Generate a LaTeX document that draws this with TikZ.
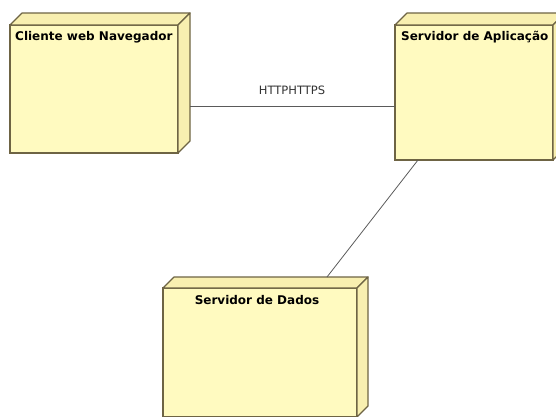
\documentclass[tikz,border=0pt]{standalone}
\usepackage{fontspec}
\setmainfont{DejaVu Sans}
\usetikzlibrary{calc}
\definecolor{nodefill}{HTML}{FFFAC0}
\definecolor{sidefill}{HTML}{F8EFB0}
\definecolor{edgecol}{HTML}{6E6444}
\definecolor{linecol}{HTML}{5A5A5A}
\tikzset{
  umlnode/.style={rectangle, draw=edgecol, fill=nodefill, line width=1.2pt,
    inner sep=0pt, outer sep=0pt, anchor=north west},
  face/.style={draw=edgecol, fill=sidefill, line width=1.2pt, line join=round},
  nodelabel/.style={font=\bfseries\fontsize{12}{14}\selectfont, inner sep=0pt, anchor=west},
  conn/.style={draw=linecol, line width=0.8pt},
  connlabel/.style={font=\fontsize{11.5}{13}\selectfont, text=black!80, inner sep=0pt}
}
\begin{document}
\begin{tikzpicture}[x=1pt,y=-1pt]
\clip (0,0) rectangle (556,416);
\fill[white] (0,0) rectangle (556,416);
% Cliente web Navegador
\node[umlnode, minimum width=168pt, minimum height=128pt] (a) at (10,25) {};
\draw[face] (a.north west) -- ++(12,-12) -- ($(a.north east)+(12,-12)$) -- (a.north east) -- cycle;
\draw[face] (a.north east) -- ++(12,-12) -- ($(a.south east)+(12,-12)$) -- (a.south east) -- cycle;
\node[nodelabel] (la) at (15,37) {Cliente web Navegador};
% Servidor de Aplicacao
\node[umlnode, minimum width=158pt, minimum height=135pt] (b) at (395,25) {};
\draw[face] (b.north west) -- ++(12,-12) -- ($(b.north east)+(12,-12)$) -- (b.north east) -- cycle;
\draw[face] (b.north east) -- ++(12,-12) -- ($(b.south east)+(12,-12)$) -- (b.south east) -- cycle;
\node[nodelabel] (lb) at (401,37) {Servidor de Aplicação};
% Servidor de Dados
\node[umlnode, minimum width=194pt, minimum height=129pt] (c) at (163,288) {};
\draw[face] (c.north west) -- ++(11,-11) -- ($(c.north east)+(11,-11)$) -- (c.north east) -- cycle;
\draw[face] (c.north east) -- ++(11,-11) -- ($(c.south east)+(11,-11)$) -- (c.south east) -- cycle;
\node[nodelabel, anchor=center] (lc) at (257,300) {Servidor de Dados};
% connectors
\draw[conn] (a.east) ++(12,17) coordinate (p1) -- (p1 -| b.west);
\node[connlabel] (http) at (292,90) {HTTPHTTPS};
\draw[conn] ([xshift=23pt]b.south west) -- ([shift={(164pt,11pt)}]c.north west);
\end{tikzpicture}
\end{document}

- - - - - - -

▶ SHORT EXERCISE:
Omit the pictures, then quote the rest of the material above exactly.

▶ EXERCISE RESPONSE:
Generate a LaTeX document that draws this with TikZ.
\documentclass[tikz,border=0pt]{standalone}
\usepackage{fontspec}
\setmainfont{DejaVu Sans}
\usetikzlibrary{calc}
\definecolor{nodefill}{HTML}{FFFAC0}
\definecolor{sidefill}{HTML}{F8EFB0}
\definecolor{edgecol}{HTML}{6E6444}
\definecolor{linecol}{HTML}{5A5A5A}
\tikzset{
  umlnode/.style={rectangle, draw=edgecol, fill=nodefill, line width=1.2pt,
    inner sep=0pt, outer sep=0pt, anchor=north west},
  face/.style={draw=edgecol, fill=sidefill, line width=1.2pt, line join=round},
  nodelabel/.style={font=\bfseries\fontsize{12}{14}\selectfont, inner sep=0pt, anchor=west},
  conn/.style={draw=linecol, line width=0.8pt},
  connlabel/.style={font=\fontsize{11.5}{13}\selectfont, text=black!80, inner sep=0pt}
}
\begin{document}
\begin{tikzpicture}[x=1pt,y=-1pt]
\clip (0,0) rectangle (556,416);
\fill[white] (0,0) rectangle (556,416);
% Cliente web Navegador
\node[umlnode, minimum width=168pt, minimum height=128pt] (a) at (10,25) {};
\draw[face] (a.north west) -- ++(12,-12) -- ($(a.north east)+(12,-12)$) -- (a.north east) -- cycle;
\draw[face] (a.north east) -- ++(12,-12) -- ($(a.south east)+(12,-12)$) -- (a.south east) -- cycle;
\node[nodelabel] (la) at (15,37) {Cliente web Navegador};
% Servidor de Aplicacao
\node[umlnode, minimum width=158pt, minimum height=135pt] (b) at (395,25) {};
\draw[face] (b.north west) -- ++(12,-12) -- ($(b.north east)+(12,-12)$) -- (b.north east) -- cycle;
\draw[face] (b.north east) -- ++(12,-12) -- ($(b.south east)+(12,-12)$) -- (b.south east) -- cycle;
\node[nodelabel] (lb) at (401,37) {Servidor de Aplicação};
% Servidor de Dados
\node[umlnode, minimum width=194pt, minimum height=129pt] (c) at (163,288) {};
\draw[face] (c.north west) -- ++(11,-11) -- ($(c.north east)+(11,-11)$) -- (c.north east) -- cycle;
\draw[face] (c.north east) -- ++(11,-11) -- ($(c.south east)+(11,-11)$) -- (c.south east) -- cycle;
\node[nodelabel, anchor=center] (lc) at (257,300) {Servidor de Dados};
% connectors
\draw[conn] (a.east) ++(12,17) coordinate (p1) -- (p1 -| b.west);
\node[connlabel] (http) at (292,90) {HTTPHTTPS};
\draw[conn] ([xshift=23pt]b.south west) -- ([shift={(164pt,11pt)}]c.north west);
\end{tikzpicture}
\end{document}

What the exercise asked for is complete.